Why is it impossible to have #lim_(x->0) f(x)# and #lim_(f(x)->0)f(x)# simultaneously exist for any of these graphs?

#A)# #f(x) = 1/x^2#
#B)# #f(x) = -1/x^2#
#C)# #f(x) = 1/x#
#D)# #f(x) = -1/x#

2 Answers
Feb 12, 2017

All four of these graphs have the #x#-axis as a horizontal asymptote as #x-> pm infty# and the #y#-axis as a vertical asymptote as #x->0# from the right or left.

Feb 12, 2017

Well, by definition, a vertical asymptote is when at #x -> a#, #y -> pmoo# from either side and #x# never touches #a#. Similarly, a horizontal asymptote is when at #x -> pmoo#, #y -> b# from either side without ever reaching #b#.

For the function

#y = c/x#,

where #c# is a constant, if #x->0#, #y -> pmoo# from either side of #x = 0#, so you have a vertical asymptote. You can also find that as #x -> pmoo#, #y -> 0# but doesn't get there.

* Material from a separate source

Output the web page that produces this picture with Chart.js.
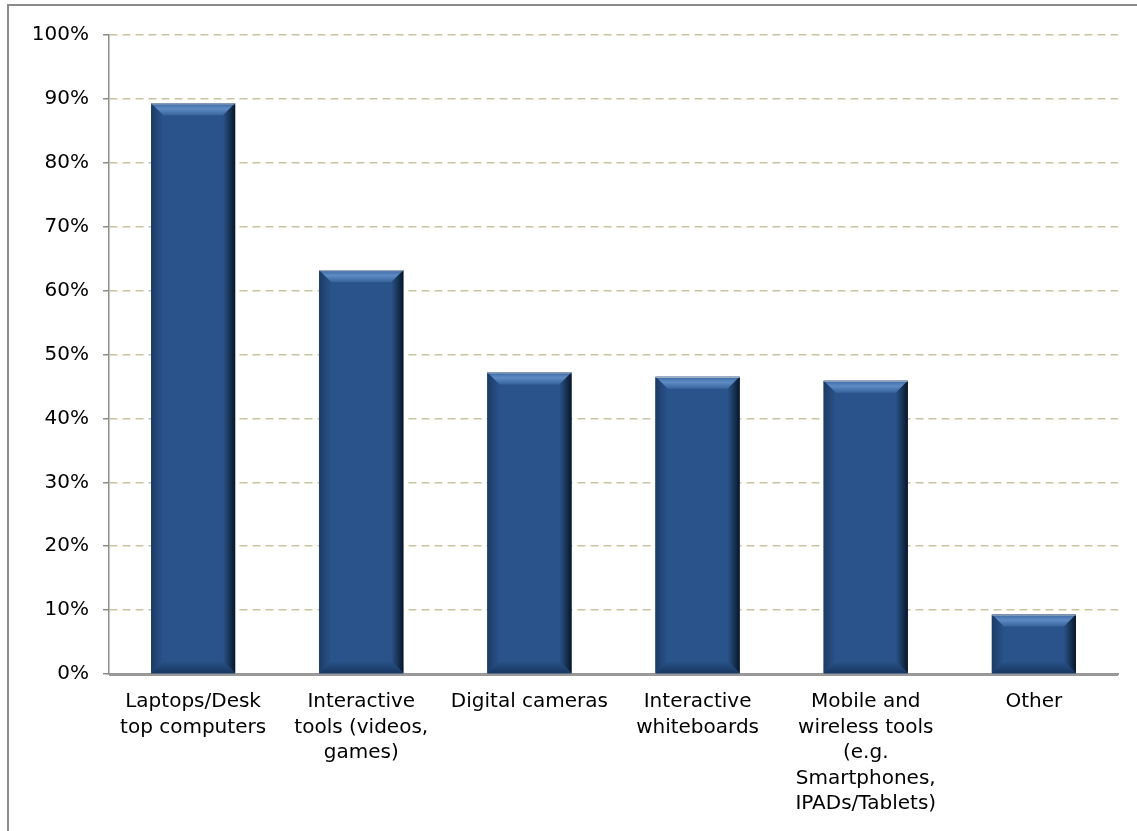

But if you have #x -> 0# and consequently #y -> pmoo#, you can't also have #x -> pmoo# so that #y -> 0#. It's not possible to approach both asymptotes at once because #x# cannot approach #0# and #pmoo# at the same time, and #y# cannot approach #pmoo# and #0# at the same time.

(Imagine trying to run to two different places at once; can't do it.)

Both kinds of asymptotes are on the graph, to be sure, but you can only approach one of those kinds of asymptotes at a time.